GIVEN PROBLEM:
Leave the pictures out and retype the lines from the beginning through the line with "import * as", both ends included.

SOURCE DATA:

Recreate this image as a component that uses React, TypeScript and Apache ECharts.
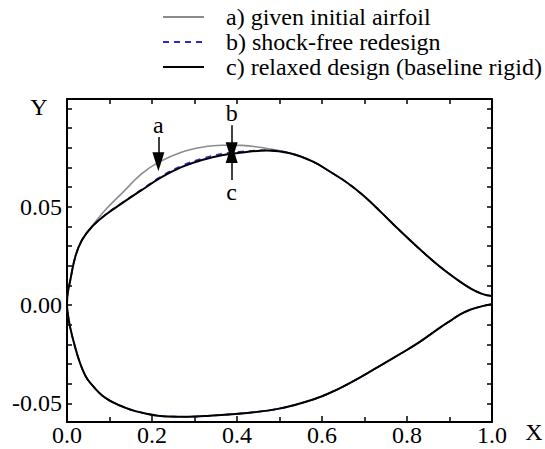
import React, { useEffect, useRef } from "react";
import * as echarts from "echarts";

// ---- data ----
const seriesNames = [
  "a) given initial airfoil",
  "b) shock-free redesign",
  "c) relaxed design (baseline rigid)",
];

// upper surface, fore part (x 0 -> 0.47), relaxed design (c)
const upperForeC: number[][] = [
  [0, 0], [0.0005, 0.0032], [0.002, 0.0065], [0.0078, 0.0127], [0.0195, 0.0246],
  [0.0353, 0.0331], [0.0588, 0.0398], [0.09, 0.0458], [0.129, 0.0517],
  [0.176, 0.0585], [0.2235, 0.0652], [0.2706, 0.0703], [0.3176, 0.0738],
  [0.3647, 0.0762], [0.4118, 0.0776], [0.4706, 0.0786],
];
// upper surface, fore part, given initial airfoil (a)
const upperForeA: number[][] = [
  [0, 0], [0.0005, 0.0032], [0.002, 0.0065], [0.0078, 0.0127], [0.0195, 0.0246],
  [0.0353, 0.0331], [0.0588, 0.0401], [0.09, 0.0483], [0.129, 0.0568],
  [0.176, 0.0668], [0.216, 0.0727], [0.2706, 0.0779], [0.3176, 0.0803],
  [0.3647, 0.0813], [0.4118, 0.0812], [0.4706, 0.0796],
];
// upper surface, fore part, shock-free redesign (b)
const upperForeB: number[][] = [
  [0, 0], [0.0005, 0.0032], [0.002, 0.0065], [0.0078, 0.0127], [0.0195, 0.0246],
  [0.0353, 0.0331], [0.0588, 0.0398], [0.09, 0.0459], [0.129, 0.0519],
  [0.176, 0.0588], [0.2235, 0.0657], [0.2706, 0.0709], [0.3176, 0.0745],
  [0.3647, 0.0769], [0.4118, 0.0781], [0.4706, 0.0788],
];
// upper surface, aft part (shared), x 0.525 -> 1
const upperAft: number[][] = [
  [0.525, 0.0772], [0.579, 0.0729], [0.619, 0.0678], [0.66, 0.0621],
  [0.7, 0.0552], [0.74, 0.047], [0.78, 0.0385], [0.831, 0.0282],
  [0.8776, 0.0195], [0.9247, 0.0119], [0.95, 0.0084], [0.975, 0.0058],
  [0.99, 0.0049], [1.0, 0.0046],
];
// lower surface (shared), x 0 -> 1
const lowerSurface: number[][] = [
  [0.0005, -0.0018], [0.002, -0.0045], [0.007, -0.011], [0.0188, -0.0212],
  [0.0306, -0.0295], [0.0424, -0.0356], [0.0518, -0.0388], [0.0887, -0.047],
  [0.1379, -0.0523], [0.187, -0.0553], [0.2365, -0.0567], [0.2856, -0.0568],
  [0.335, -0.0563], [0.417, -0.055], [0.499, -0.0527], [0.581, -0.0479],
  [0.6306, -0.0435], [0.6715, -0.039], [0.72, -0.033], [0.78, -0.0254],
  [0.831, -0.0186], [0.8776, -0.0115], [0.9, -0.0083], [0.925, -0.0048],
  [0.95, -0.0023], [0.975, -0.0007], [1.0, 0.0004],
];

// annotation arrows: label, x, y of tail, y of tip
const arrowLabels = ["a", "b", "c"];
const arrowX = [0.215, 0.3875, 0.3875];
const arrowFrom = [0.0855, 0.0915, 0.0636];
const arrowTo = [0.0729, 0.078, 0.0771];

const xLabelTicks = [0, 0.2, 0.4, 0.6, 0.8, 1.0];
const yLabelValues = [-0.05, 0, 0.05];
const yTickValues = [
  -0.05, -0.04, -0.03, -0.02, -0.01, 0, 0.01, 0.02, 0.03, 0.04, 0.05,
  0.06, 0.07, 0.08, 0.09, 0.1,
];

const FONT = "Liberation Serif";

function outline(fore: number[][]): number[][] {
  return [...upperAft.slice().reverse(), ...fore.slice().reverse(), ...lowerSurface];
}

export default function App() {
  const ref = useRef<HTMLDivElement>(null);
  useEffect(() => {
    if (!ref.current) return;
    const chart = echarts.init(ref.current, null, { renderer: "svg" });
    const axisCommon = {
      axisLine: { show: true, onZero: false, lineStyle: { color: "#000", width: 2 } },
      splitLine: { show: false },
    };
    const yMin = -0.0595;
    const yMax = 0.1048;
    chart.setOption({
      animation: false,
      backgroundColor: "#fff",
      textStyle: { fontFamily: FONT },
      legend: {
        orient: "vertical",
        left: 157,
        top: 0,
        itemWidth: 41,
        itemHeight: 14,
        itemGap: 1,
        itemStyle: { opacity: 0 },
        formatter: (name: string) => `{p| }${name}`,
        textStyle: {
          fontFamily: FONT,
          fontSize: 24,
          lineHeight: 23,
          color: "#000",
          rich: { p: { width: 17, fontFamily: FONT, fontSize: 24 } },
        },
        data: seriesNames,
      },
      grid: { left: 67, right: 53, top: 99, bottom: 27, outerBoundsMode: "none" },
      xAxis: [
        {
          type: "value",
          min: 0,
          max: 1,
          interval: 0.2,
          position: "bottom",
          ...axisCommon,
          axisTick: { show: true, inside: true, length: 6, lineStyle: { color: "#000", width: 1.5 } },
          minorTick: { show: true, splitNumber: 2, length: 5, lineStyle: { color: "#000", width: 1.5 } },
          minorSplitLine: { show: false },
          axisLabel: {
            fontFamily: FONT,
            fontSize: 24,
            color: "#000",
            margin: 1,
            customValues: xLabelTicks,
            formatter: (v: number) => v.toFixed(1),
          },
        },
        {
          type: "value",
          min: 0,
          max: 1,
          interval: 0.1,
          position: "top",
          ...axisCommon,
          axisTick: { show: true, inside: true, length: 5, lineStyle: { color: "#000", width: 1.5 } },
          axisLabel: { show: false },
        },
      ],
      yAxis: [
        {
          type: "value",
          min: yMin,
          max: yMax,
          position: "left",
          ...axisCommon,
          axisTick: {
            show: true,
            inside: true,
            length: 5,
            customValues: yTickValues,
            lineStyle: { color: "#000", width: 1.5 },
          },
          axisLabel: {
            fontFamily: FONT,
            fontSize: 24,
            color: "#000",
            margin: 5,
            customValues: yLabelValues,
            formatter: (v: number) => v.toFixed(2),
          },
        },
        {
          type: "value",
          min: yMin,
          max: yMax,
          position: "right",
          ...axisCommon,
          axisTick: {
            show: true,
            inside: true,
            length: 5,
            customValues: yTickValues,
            lineStyle: { color: "#000", width: 1.5 },
          },
          axisLabel: { show: false },
        },
      ],
      graphic: [
        {
          type: "text",
          x: 39,
          y: 107,
          style: { text: "Y", fontFamily: FONT, fontSize: 24, fill: "#000", align: "center", verticalAlign: "middle" },
        },
        {
          type: "text",
          x: 534,
          y: 432,
          style: { text: "X", fontFamily: FONT, fontSize: 24, fill: "#000", align: "center", verticalAlign: "middle" },
        },
      ],
      series: [
        {
          name: seriesNames[0],
          type: "line",
          data: outline(upperForeA),
          symbol: "none",
          showSymbol: false,
          smooth: 0.4,
          lineStyle: { color: "#8c8c8c", width: 1.6 },
          itemStyle: { color: "#8c8c8c" },
          z: 2,
        },
        {
          name: seriesNames[1],
          type: "line",
          data: outline(upperForeB),
          symbol: "none",
          showSymbol: false,
          smooth: 0.4,
          lineStyle: { color: "#2a2ad0", width: 1.6, type: [6, 5] },
          itemStyle: { color: "#2a2ad0" },
          z: 3,
        },
        {
          name: seriesNames[2],
          type: "line",
          data: outline(upperForeC),
          symbol: "none",
          showSymbol: false,
          smooth: 0.4,
          lineStyle: { color: "#000", width: 2 },
          itemStyle: { color: "#000" },
          z: 4,
          markLine: {
            silent: true,
            animation: false,
            symbol: ["none", "triangle"],
            symbolSize: [12, 19],
            lineStyle: { color: "#000", width: 1.5, type: "solid" },
            label: {
              show: true,
              position: "start",
              formatter: "{b}",
              fontFamily: FONT,
              fontSize: 24,
              color: "#000",
              distance: 0,
            },
            emphasis: { disabled: true },
            data: arrowLabels.map((name, i) => [
              { name, coord: [arrowX[i], arrowFrom[i]] },
              { coord: [arrowX[i], arrowTo[i]] },
            ]),
          },
        },
      ],
    });
    return () => chart.dispose();
  }, []);
  return (
    <div
      ref={ref}
      style={{ position: "fixed", left: 0, top: 0, width: 545, height: 449 }}
    />
  );
}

OUTPUT:
Recreate this image as a component that uses React, TypeScript and Apache ECharts.
import React, { useEffect, useRef } from "react";
import * as echarts from "echarts";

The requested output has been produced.